Lucien Kroll, Tout est paysage, Sens et Tonka, 2001

Lucien et Simone Kroll ont ouvert des passages vers une écologie tranquille et créative, mais néanmoins déterminée, critiquant tant l’organisation mécaniste de l’habité que la marchandisation de l’espace. Mobilisant dès que possible la participation des habitants – ce n’est pas tant elle d’ailleurs qu’ils visent, que la fabrique de la diversité qu’elle permet – leur travail renoue avec l’hétérogénéité et l’altérité. Leur démarche incrémentale réarrime l’architecture dans un temps long, et laisse place pour la diversité des regards, des expériences, des pratiques, des désirs, pour fabriquer en commun un paysage habité, produit par « d’innombrables actions compatibles d’habitants qui tissent continuellement les rapports entre les choses » (p.16), un « ‘instinct’ urbain collectif ET la compétence d’un architecte » (p.118). Lire sincèrement Lucien Kroll aujourd’hui, c’est s’obliger à requestionner sans cesse ce qui nous paraît normal dans les processus et les formes de l’architecture contemporaine, et être exigeant pour trouver des manières de pratiquer autrement.

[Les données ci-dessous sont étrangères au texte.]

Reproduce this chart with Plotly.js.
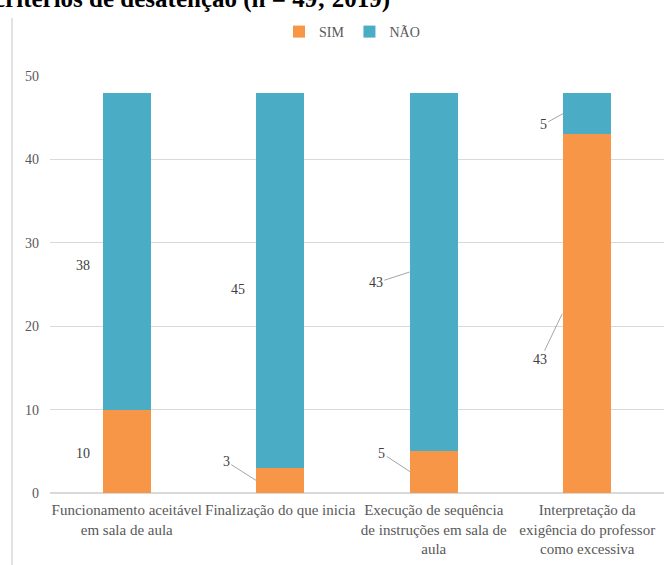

Judith Butler, Ce qui fait une vie. Essai sur la violence, la guerre et le deuil, La Découverte, 2010

Suivre la pensée de Judith Butler, c’est aussi démonter les cadres d’interprétations qui régulent en permanence nos affects, nos sensibilités. Elle ne parle pas d’architecture, mais de la guerre et de la manière dont celle-ci est médiatisée, nous conduisant à reconnaître certaines vies humaines comme ayant de la valeur, et d’autres ne comptant pas vraiment comme sujet et dont nous répondons à la perte par l’indifférence. Ce faisant, elle incite plus largement à « apprendre à voir le cadre qui nous rend aveugle à ce que nous voyons » (p.100), et qui nous conduit insidieusement à accepter l’exclusion et la vulnérabilité de certains. Or, quelles paroles, quels désirs, quels besoins - des humains, du vivant plus largement - nions-nous, quand nous projetons une architecture ? Qui exploitons-nous - ici, là-bas - quand nous construisons un édifice ? A quelles violences et à quelles guerres participons-nous, sans vouloir le voir, quand nous choisissons une matière, une forme, un dispositif technique ? A nouveau, une incitation à penser la fabrique de cadres alternatifs.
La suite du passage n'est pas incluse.